O Twitter, cujo viés de esquerda é público e notório, chegou ao cúmulo de censurar recentemente um tweet do filho do presidente, Eric Trump, comemorando os números de geração de empregos na economia americana. O tweet foi apagado pelo sistema porque teria “conteúdo sensível”. Sensível para a esquerda americana, evidentemente.
É preciso uma discussão urgente, madura e equilibrada, sobre como lidar com a crescente politização das principais empresas de tecnologia e que possuem o controle de grande parte da informação que circula no mundo. A esquerda pedirá a estatização ou o “controle social”, um eufemismo para intervencionismo fascistóide. Liberais mais ideológicos dirão que “o mercado regula” e pedirão menos regras como solução.
Sou liberal na economia e tenho uma aversão natural a qualquer tipo de regulação estatal autocrática, mas há argumentos respeitáveis dos que pedem ao menos o reconhecimento destes serviços como de “utilidade pública”, o que abre a possibilidade de serem sujeitos a regras como já acontece com empresas de setores também considerados essenciais.
Não tenho ilusões de perfeição até com conselhos setoriais privados ou da sociedade civil, como acontece com o Conar, o Conselho Nacional de Autorregulamentação Publicitária, que mesmo não sendo um órgão estatal já foi influenciado por patrulhas ideológicas e tomou decisões esdrúxulas como proibir uma propaganda de cerveja por ter modelo de biquíni no cartaz alegando ser “sensual demais”, mesmo no país do Carnaval e de todo tipo de vulgaridade na TV.

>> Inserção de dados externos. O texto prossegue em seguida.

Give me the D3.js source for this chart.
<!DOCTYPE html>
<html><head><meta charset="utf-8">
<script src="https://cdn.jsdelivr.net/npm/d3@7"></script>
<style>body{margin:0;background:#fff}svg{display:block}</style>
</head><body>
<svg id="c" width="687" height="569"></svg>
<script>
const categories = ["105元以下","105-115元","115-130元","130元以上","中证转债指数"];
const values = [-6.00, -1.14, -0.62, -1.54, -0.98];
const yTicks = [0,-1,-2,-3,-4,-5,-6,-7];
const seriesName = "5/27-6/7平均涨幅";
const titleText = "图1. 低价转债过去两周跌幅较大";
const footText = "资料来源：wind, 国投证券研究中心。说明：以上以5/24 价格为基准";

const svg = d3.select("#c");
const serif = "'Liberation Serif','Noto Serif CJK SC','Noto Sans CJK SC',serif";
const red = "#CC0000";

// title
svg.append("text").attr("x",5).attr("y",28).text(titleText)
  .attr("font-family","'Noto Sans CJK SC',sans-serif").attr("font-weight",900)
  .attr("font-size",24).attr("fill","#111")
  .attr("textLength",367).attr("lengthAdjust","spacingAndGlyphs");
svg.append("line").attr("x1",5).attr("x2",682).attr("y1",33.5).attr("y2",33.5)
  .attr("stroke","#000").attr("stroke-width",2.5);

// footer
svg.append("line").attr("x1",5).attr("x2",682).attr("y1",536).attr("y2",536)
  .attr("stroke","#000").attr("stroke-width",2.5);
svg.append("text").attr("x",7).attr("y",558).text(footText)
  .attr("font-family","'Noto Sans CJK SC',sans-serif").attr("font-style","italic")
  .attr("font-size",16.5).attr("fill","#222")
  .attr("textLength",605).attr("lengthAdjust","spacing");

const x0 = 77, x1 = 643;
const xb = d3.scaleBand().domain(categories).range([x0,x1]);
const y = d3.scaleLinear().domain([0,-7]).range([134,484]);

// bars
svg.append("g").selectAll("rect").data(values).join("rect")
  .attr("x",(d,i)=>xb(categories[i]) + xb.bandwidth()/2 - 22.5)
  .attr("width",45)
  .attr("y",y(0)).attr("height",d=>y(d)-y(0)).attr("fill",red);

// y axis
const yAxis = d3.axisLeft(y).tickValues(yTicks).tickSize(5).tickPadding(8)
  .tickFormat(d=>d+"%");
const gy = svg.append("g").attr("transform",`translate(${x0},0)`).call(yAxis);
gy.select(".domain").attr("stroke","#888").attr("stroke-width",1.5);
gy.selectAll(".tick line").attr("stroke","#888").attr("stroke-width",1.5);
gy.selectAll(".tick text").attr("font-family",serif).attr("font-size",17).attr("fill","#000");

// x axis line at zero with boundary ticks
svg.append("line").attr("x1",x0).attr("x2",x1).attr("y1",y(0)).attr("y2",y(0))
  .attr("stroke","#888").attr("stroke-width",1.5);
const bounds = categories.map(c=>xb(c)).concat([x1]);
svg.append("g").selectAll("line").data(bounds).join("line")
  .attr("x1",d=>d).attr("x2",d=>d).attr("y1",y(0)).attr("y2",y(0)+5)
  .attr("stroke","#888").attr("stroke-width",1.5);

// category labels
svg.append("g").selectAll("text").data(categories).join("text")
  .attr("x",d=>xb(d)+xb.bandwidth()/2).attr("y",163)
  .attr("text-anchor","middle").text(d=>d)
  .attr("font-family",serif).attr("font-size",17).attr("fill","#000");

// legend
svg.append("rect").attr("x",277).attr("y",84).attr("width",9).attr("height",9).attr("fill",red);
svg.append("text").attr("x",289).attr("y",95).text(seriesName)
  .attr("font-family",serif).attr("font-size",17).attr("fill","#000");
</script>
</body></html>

Vou sempre preferir a livre concorrência e menos regulações para atrair novos concorrente ao mercado e desafiar a liderança de empresas que estejam prestando um desserviço ao consumidor ou à sociedade. Independente da sua posição sobre como não deixar a sociedade da informação refém de meia dúzia de corporações cada vez mais ideológicas, não é mais possível ignorar o problema e adiar o debate.